Parteiautonomie.
Die Bedeutung des Parteiwillens und die Entwicklung seiner Schranken bei Schuldverträgen im deutschen Rechtsanwendungsrecht des 19. und 20. Jahrhunderts.
Joachim Püls
Die Parteiautonomie im internationalen Schuldvertragsrecht, also die Möglichkeit der Vertragsschließenden, das auf ihre Vertragsbeziehungen anwendbare Recht selbst zu bestimmen, ist im Schnittpunkt des materiellen und internationalen Privatrechts angesiedelt. Zur Rechtfertigung der Lehre von der Parteiautonomie wurde auch auf philosophische und wirtschaftliche Aspekte zurückgegriffen. Im ersten Teil der Arbeit werden daher der Begriff der Autonomie sowie deren philosophische und sozio-ökonomische Grundlagen, soweit sie für das deutsche Privatrecht des 19. Jahrhunderts maßgeblich sind, untersucht.
Die Entstehung des „Schwellenbereichs“ zwischen den beiden Arten der Parteiautonomie, die heute als materiellrechtliche und kollisionsrechtliche Rechtswahl bekannt sind, wird in einem zweiten Teil näher untersucht. Die Lehre von der Parteiautonomie ist dabei vor dem Hintergrund der Entwicklung des „ordre public“ im 19. Jahrhundert zu sehen: Indem die Lehre diesem Institut schärfere Konturen im Rahmen des internationalen Privatrechts verlieh, konnte sich der Parteiwille von den Fesseln des zwingenden nationalen Rechts zunehmend befreien. Dabei wird auch die Rolle von Rechtsprechung und Gesetzgebungsvorhaben berücksichtigt.

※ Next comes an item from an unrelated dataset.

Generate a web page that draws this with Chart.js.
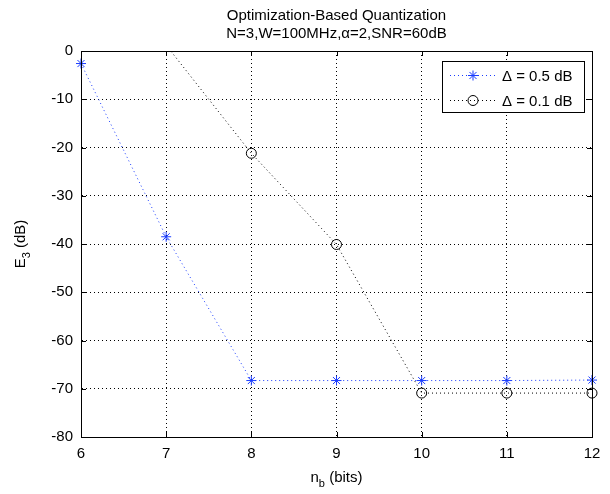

Neben einem primär positivistischen Verständnis der kollisionsrechtlichen Rechtswahl, das zunächst der tragende Pfeiler bei der Überwindung der Theorie einer rein materiellrechtlichen Rechtswahl war, ist die Berücksichtigung der anthropozentrischen Interessen angesichts der Bedeutung der Parteiautonomie unverzichtbar. Diese tiefere Grundlegung spiegelt auch der Wandel des Parteiwillens vom bloßen Anknüpfungselement im Rahmen der „Lokalisierung“ von Schuldverträgen hin zu einem vielschichtigen Gestaltungsfaktor im Rechtsanwendungsrecht wider und ist Gegenstand des dritten Teils der Arbeit. Die Diversifikation des Parteiwillens und die Verlagerung der Schrankenproblematik sind die dogmatischen Ausdrucksformen dieses Funktionswandels, dem die Parteiautonomie im internationalen Schuldvertragsrecht unterliegt.